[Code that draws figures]
◇ ◇ ◇ ◇
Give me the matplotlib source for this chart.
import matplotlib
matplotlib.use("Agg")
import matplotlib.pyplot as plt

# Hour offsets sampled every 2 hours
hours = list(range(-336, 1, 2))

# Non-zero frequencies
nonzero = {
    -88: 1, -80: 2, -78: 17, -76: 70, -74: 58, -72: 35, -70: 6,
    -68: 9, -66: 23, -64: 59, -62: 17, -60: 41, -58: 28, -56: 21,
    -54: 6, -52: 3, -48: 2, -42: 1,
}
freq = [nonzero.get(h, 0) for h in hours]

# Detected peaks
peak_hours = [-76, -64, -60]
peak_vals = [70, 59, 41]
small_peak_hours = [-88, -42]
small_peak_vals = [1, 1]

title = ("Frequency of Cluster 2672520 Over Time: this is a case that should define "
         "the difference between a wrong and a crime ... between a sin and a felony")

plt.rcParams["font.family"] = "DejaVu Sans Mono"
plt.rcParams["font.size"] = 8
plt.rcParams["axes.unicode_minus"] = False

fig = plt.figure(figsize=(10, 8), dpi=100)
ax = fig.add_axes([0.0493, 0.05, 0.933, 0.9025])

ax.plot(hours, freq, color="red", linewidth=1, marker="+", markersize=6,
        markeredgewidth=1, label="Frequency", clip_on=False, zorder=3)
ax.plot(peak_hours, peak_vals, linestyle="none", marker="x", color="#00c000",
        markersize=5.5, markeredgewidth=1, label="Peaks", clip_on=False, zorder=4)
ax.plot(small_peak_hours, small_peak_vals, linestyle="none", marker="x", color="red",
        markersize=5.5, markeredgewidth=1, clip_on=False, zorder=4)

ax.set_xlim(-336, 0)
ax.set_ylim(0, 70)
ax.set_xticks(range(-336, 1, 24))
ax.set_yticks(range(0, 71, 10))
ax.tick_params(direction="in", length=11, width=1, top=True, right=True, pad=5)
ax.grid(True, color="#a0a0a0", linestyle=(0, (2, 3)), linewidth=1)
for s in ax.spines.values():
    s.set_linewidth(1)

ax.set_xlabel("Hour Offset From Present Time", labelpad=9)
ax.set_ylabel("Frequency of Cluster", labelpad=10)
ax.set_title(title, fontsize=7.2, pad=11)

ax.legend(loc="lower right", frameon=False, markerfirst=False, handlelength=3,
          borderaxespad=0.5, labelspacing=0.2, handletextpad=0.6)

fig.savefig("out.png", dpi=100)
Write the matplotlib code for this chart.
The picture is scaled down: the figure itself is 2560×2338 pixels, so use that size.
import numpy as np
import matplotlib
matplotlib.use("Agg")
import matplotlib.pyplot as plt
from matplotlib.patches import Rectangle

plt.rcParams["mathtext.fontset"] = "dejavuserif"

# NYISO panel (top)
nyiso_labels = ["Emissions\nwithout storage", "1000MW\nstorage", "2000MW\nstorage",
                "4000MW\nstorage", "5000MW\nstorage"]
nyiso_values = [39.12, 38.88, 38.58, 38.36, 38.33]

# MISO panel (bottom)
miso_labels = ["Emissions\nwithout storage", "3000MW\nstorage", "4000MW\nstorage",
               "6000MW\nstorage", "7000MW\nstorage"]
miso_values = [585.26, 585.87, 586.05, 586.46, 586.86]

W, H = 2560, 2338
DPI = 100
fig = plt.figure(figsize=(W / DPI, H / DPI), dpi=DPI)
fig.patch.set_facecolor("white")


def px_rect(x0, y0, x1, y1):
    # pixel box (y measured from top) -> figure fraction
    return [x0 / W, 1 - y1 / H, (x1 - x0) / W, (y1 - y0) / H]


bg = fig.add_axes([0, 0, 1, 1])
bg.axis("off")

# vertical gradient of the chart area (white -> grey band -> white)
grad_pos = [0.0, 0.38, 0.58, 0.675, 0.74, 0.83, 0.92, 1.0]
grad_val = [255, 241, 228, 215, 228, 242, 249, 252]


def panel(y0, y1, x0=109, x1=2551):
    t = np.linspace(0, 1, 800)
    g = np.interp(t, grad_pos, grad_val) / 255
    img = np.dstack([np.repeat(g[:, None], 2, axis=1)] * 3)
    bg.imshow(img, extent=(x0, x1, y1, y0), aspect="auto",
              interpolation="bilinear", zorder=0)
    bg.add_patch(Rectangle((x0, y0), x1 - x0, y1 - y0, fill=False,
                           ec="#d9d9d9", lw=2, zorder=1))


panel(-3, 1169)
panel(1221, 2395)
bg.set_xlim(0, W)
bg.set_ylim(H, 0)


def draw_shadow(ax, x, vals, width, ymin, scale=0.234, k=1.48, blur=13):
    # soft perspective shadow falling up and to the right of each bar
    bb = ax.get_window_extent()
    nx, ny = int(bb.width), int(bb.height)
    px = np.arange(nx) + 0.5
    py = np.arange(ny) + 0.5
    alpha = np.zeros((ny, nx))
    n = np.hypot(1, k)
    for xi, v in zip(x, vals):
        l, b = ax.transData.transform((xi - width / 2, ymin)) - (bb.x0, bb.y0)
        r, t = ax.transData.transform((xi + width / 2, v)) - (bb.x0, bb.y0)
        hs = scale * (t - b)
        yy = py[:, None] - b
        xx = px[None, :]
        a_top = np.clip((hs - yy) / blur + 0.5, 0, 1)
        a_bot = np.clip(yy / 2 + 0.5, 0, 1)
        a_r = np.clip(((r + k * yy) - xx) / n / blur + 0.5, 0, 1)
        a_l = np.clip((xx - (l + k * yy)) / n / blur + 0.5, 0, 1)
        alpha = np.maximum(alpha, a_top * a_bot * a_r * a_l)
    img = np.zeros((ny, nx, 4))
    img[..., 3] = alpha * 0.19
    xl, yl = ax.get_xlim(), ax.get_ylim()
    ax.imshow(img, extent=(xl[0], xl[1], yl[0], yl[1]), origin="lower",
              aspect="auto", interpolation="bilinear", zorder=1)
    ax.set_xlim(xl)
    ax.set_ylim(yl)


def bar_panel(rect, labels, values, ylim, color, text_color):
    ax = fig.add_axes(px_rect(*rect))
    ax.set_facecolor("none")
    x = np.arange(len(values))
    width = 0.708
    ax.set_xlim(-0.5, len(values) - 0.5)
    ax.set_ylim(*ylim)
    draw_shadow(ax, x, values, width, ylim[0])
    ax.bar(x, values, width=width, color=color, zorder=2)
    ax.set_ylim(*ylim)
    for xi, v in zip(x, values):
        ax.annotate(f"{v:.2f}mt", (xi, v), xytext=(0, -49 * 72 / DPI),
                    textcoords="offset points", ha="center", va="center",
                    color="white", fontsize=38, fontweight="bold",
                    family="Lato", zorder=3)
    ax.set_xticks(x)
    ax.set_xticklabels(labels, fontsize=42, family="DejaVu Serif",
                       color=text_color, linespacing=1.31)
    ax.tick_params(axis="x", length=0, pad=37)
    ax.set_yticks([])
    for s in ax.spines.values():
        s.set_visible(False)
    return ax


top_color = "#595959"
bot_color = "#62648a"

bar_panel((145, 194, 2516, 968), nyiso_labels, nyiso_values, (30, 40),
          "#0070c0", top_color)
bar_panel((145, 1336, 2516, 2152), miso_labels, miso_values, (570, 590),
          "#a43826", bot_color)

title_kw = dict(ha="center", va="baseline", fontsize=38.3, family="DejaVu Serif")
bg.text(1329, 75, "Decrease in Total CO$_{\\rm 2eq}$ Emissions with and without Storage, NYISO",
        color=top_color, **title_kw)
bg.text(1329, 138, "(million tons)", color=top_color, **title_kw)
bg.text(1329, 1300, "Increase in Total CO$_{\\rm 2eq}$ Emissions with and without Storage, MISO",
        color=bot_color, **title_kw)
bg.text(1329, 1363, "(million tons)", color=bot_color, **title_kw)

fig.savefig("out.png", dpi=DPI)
◇ ◇ ◇ ◇
_PROBLEM DETAILS_
All of the lines above must be returned exactly.

_OUTPUT OF THE TASK_
Give me the matplotlib source for this chart.
import matplotlib
matplotlib.use("Agg")
import matplotlib.pyplot as plt

# Hour offsets sampled every 2 hours
hours = list(range(-336, 1, 2))

# Non-zero frequencies
nonzero = {
    -88: 1, -80: 2, -78: 17, -76: 70, -74: 58, -72: 35, -70: 6,
    -68: 9, -66: 23, -64: 59, -62: 17, -60: 41, -58: 28, -56: 21,
    -54: 6, -52: 3, -48: 2, -42: 1,
}
freq = [nonzero.get(h, 0) for h in hours]

# Detected peaks
peak_hours = [-76, -64, -60]
peak_vals = [70, 59, 41]
small_peak_hours = [-88, -42]
small_peak_vals = [1, 1]

title = ("Frequency of Cluster 2672520 Over Time: this is a case that should define "
         "the difference between a wrong and a crime ... between a sin and a felony")

plt.rcParams["font.family"] = "DejaVu Sans Mono"
plt.rcParams["font.size"] = 8
plt.rcParams["axes.unicode_minus"] = False

fig = plt.figure(figsize=(10, 8), dpi=100)
ax = fig.add_axes([0.0493, 0.05, 0.933, 0.9025])

ax.plot(hours, freq, color="red", linewidth=1, marker="+", markersize=6,
        markeredgewidth=1, label="Frequency", clip_on=False, zorder=3)
ax.plot(peak_hours, peak_vals, linestyle="none", marker="x", color="#00c000",
        markersize=5.5, markeredgewidth=1, label="Peaks", clip_on=False, zorder=4)
ax.plot(small_peak_hours, small_peak_vals, linestyle="none", marker="x", color="red",
        markersize=5.5, markeredgewidth=1, clip_on=False, zorder=4)

ax.set_xlim(-336, 0)
ax.set_ylim(0, 70)
ax.set_xticks(range(-336, 1, 24))
ax.set_yticks(range(0, 71, 10))
ax.tick_params(direction="in", length=11, width=1, top=True, right=True, pad=5)
ax.grid(True, color="#a0a0a0", linestyle=(0, (2, 3)), linewidth=1)
for s in ax.spines.values():
    s.set_linewidth(1)

ax.set_xlabel("Hour Offset From Present Time", labelpad=9)
ax.set_ylabel("Frequency of Cluster", labelpad=10)
ax.set_title(title, fontsize=7.2, pad=11)

ax.legend(loc="lower right", frameon=False, markerfirst=False, handlelength=3,
          borderaxespad=0.5, labelspacing=0.2, handletextpad=0.6)

fig.savefig("out.png", dpi=100)
Write the matplotlib code for this chart.
The picture is scaled down: the figure itself is 2560×2338 pixels, so use that size.
import numpy as np
import matplotlib
matplotlib.use("Agg")
import matplotlib.pyplot as plt
from matplotlib.patches import Rectangle

plt.rcParams["mathtext.fontset"] = "dejavuserif"

# NYISO panel (top)
nyiso_labels = ["Emissions\nwithout storage", "1000MW\nstorage", "2000MW\nstorage",
                "4000MW\nstorage", "5000MW\nstorage"]
nyiso_values = [39.12, 38.88, 38.58, 38.36, 38.33]

# MISO panel (bottom)
miso_labels = ["Emissions\nwithout storage", "3000MW\nstorage", "4000MW\nstorage",
               "6000MW\nstorage", "7000MW\nstorage"]
miso_values = [585.26, 585.87, 586.05, 586.46, 586.86]

W, H = 2560, 2338
DPI = 100
fig = plt.figure(figsize=(W / DPI, H / DPI), dpi=DPI)
fig.patch.set_facecolor("white")


def px_rect(x0, y0, x1, y1):
    # pixel box (y measured from top) -> figure fraction
    return [x0 / W, 1 - y1 / H, (x1 - x0) / W, (y1 - y0) / H]


bg = fig.add_axes([0, 0, 1, 1])
bg.axis("off")

# vertical gradient of the chart area (white -> grey band -> white)
grad_pos = [0.0, 0.38, 0.58, 0.675, 0.74, 0.83, 0.92, 1.0]
grad_val = [255, 241, 228, 215, 228, 242, 249, 252]


def panel(y0, y1, x0=109, x1=2551):
    t = np.linspace(0, 1, 800)
    g = np.interp(t, grad_pos, grad_val) / 255
    img = np.dstack([np.repeat(g[:, None], 2, axis=1)] * 3)
    bg.imshow(img, extent=(x0, x1, y1, y0), aspect="auto",
              interpolation="bilinear", zorder=0)
    bg.add_patch(Rectangle((x0, y0), x1 - x0, y1 - y0, fill=False,
                           ec="#d9d9d9", lw=2, zorder=1))


panel(-3, 1169)
panel(1221, 2395)
bg.set_xlim(0, W)
bg.set_ylim(H, 0)


def draw_shadow(ax, x, vals, width, ymin, scale=0.234, k=1.48, blur=13):
    # soft perspective shadow falling up and to the right of each bar
    bb = ax.get_window_extent()
    nx, ny = int(bb.width), int(bb.height)
    px = np.arange(nx) + 0.5
    py = np.arange(ny) + 0.5
    alpha = np.zeros((ny, nx))
    n = np.hypot(1, k)
    for xi, v in zip(x, vals):
        l, b = ax.transData.transform((xi - width / 2, ymin)) - (bb.x0, bb.y0)
        r, t = ax.transData.transform((xi + width / 2, v)) - (bb.x0, bb.y0)
        hs = scale * (t - b)
        yy = py[:, None] - b
        xx = px[None, :]
        a_top = np.clip((hs - yy) / blur + 0.5, 0, 1)
        a_bot = np.clip(yy / 2 + 0.5, 0, 1)
        a_r = np.clip(((r + k * yy) - xx) / n / blur + 0.5, 0, 1)
        a_l = np.clip((xx - (l + k * yy)) / n / blur + 0.5, 0, 1)
        alpha = np.maximum(alpha, a_top * a_bot * a_r * a_l)
    img = np.zeros((ny, nx, 4))
    img[..., 3] = alpha * 0.19
    xl, yl = ax.get_xlim(), ax.get_ylim()
    ax.imshow(img, extent=(xl[0], xl[1], yl[0], yl[1]), origin="lower",
              aspect="auto", interpolation="bilinear", zorder=1)
    ax.set_xlim(xl)
    ax.set_ylim(yl)


def bar_panel(rect, labels, values, ylim, color, text_color):
    ax = fig.add_axes(px_rect(*rect))
    ax.set_facecolor("none")
    x = np.arange(len(values))
    width = 0.708
    ax.set_xlim(-0.5, len(values) - 0.5)
    ax.set_ylim(*ylim)
    draw_shadow(ax, x, values, width, ylim[0])
    ax.bar(x, values, width=width, color=color, zorder=2)
    ax.set_ylim(*ylim)
    for xi, v in zip(x, values):
        ax.annotate(f"{v:.2f}mt", (xi, v), xytext=(0, -49 * 72 / DPI),
                    textcoords="offset points", ha="center", va="center",
                    color="white", fontsize=38, fontweight="bold",
                    family="Lato", zorder=3)
    ax.set_xticks(x)
    ax.set_xticklabels(labels, fontsize=42, family="DejaVu Serif",
                       color=text_color, linespacing=1.31)
    ax.tick_params(axis="x", length=0, pad=37)
    ax.set_yticks([])
    for s in ax.spines.values():
        s.set_visible(False)
    return ax


top_color = "#595959"
bot_color = "#62648a"

bar_panel((145, 194, 2516, 968), nyiso_labels, nyiso_values, (30, 40),
          "#0070c0", top_color)
bar_panel((145, 1336, 2516, 2152), miso_labels, miso_values, (570, 590),
          "#a43826", bot_color)

title_kw = dict(ha="center", va="baseline", fontsize=38.3, family="DejaVu Serif")
bg.text(1329, 75, "Decrease in Total CO$_{\\rm 2eq}$ Emissions with and without Storage, NYISO",
        color=top_color, **title_kw)
bg.text(1329, 138, "(million tons)", color=top_color, **title_kw)
bg.text(1329, 1300, "Increase in Total CO$_{\\rm 2eq}$ Emissions with and without Storage, MISO",
        color=bot_color, **title_kw)
bg.text(1329, 1363, "(million tons)", color=bot_color, **title_kw)

fig.savefig("out.png", dpi=DPI)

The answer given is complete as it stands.